A museum website’s skeletal system should look like something like this:

Visit | Educate* (or Resources) | Collection(s) | Events | Stories | Support | About

With some exceptions and little alteration, this main menu would work for just about any museum. In terms of the specific definitions of these labels, “Visit” should be concrete information about hours, admissions, tickets, groups, accessibility, dining, and so forth.

*Educate (more often “Learn”) is always a questionable item. We like “Educate” better than “Learn” because it’s just a bit more concrete and is easily understood as shorthand for “Education,” a noun. “Learn” holds too tightly to its verby-ness. To a new visitor, “Learn” might not immediately mean “educator content.” And it’s also a bit of a problem related to the audience filtering issue. “Educate” might be better used as a subcategory or facet used in other areas of the site. “School tours” under “Visit” or “School Events” as a type of event, or “Educator content” as a filter to your collection objects.

In place of “Education” or “Learn” you might consider a “Resources” section, of which educator resources like lesson plans, or teaching programs might be found. Honestly, we’re even a bit uncomfortable with “Resources” due to the broad extension of that term. We’re still working on it.

The label “Collection” is as straightforward as you get–though it does often need to be subcategorized by various media, genre, or items on view. Also, rarely do museums have just one collection. Often there may be an archive, library, or living collection which are entirely different kinds of collections–so “Collections” plural is often a better label to encourage exploration.

“Events” or “Calendar” should lead to your main event listing or calendar page, with featured programs highlighted. (“Programs” is also a candidate for a main category, perhaps in place of “Resources” but there can be issues with the non-overlapping rule between “Events” and “Programs.” Those can sometimes be combined as one label “Events & Programs”).

We recommend a “Stories” label, particularly when we’ve helped clients craft an ongoing content strategy. A “Stories” section functions as an “amplified blog” whose posts can be used to augment other content through the website as well as in a serialized blog-like content stream.

“Support” (or “Join and Give”) is the place for all of your membership, donation, and volunteer information.

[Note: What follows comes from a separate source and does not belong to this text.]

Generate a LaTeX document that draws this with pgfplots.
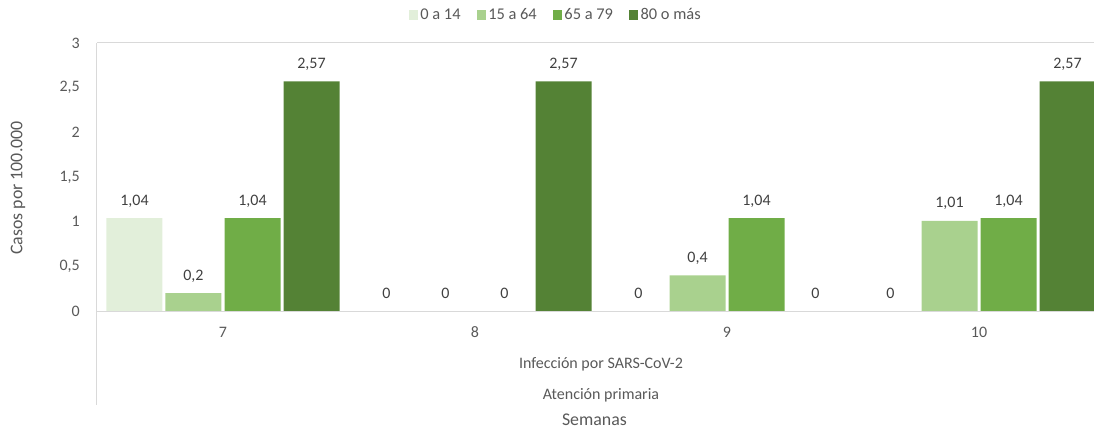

“About” is basic institutional information: Director’s welcome, leadership, staff, jobs, press, contact, etc.
We also recommend that “Contact” and “Search” be a part of your universal or utility navigation system and not include these in the main navigation bar. They are functional tools more than content categories, and people will find them easily enough if they need them.

It’s Not Rocket Science

Your museum’s information architecture should be simple, clear, and consistent. It should not reinvent the wheel. It’s not rocket science, but it should be informed by information science. The foundation of logic as applied to the science of terminology is a well-worn path. And the more you stay on these paths, you’ll not only be serving your website visitors, but your consistent use of these terms and categories will increase their effectiveness for all museums.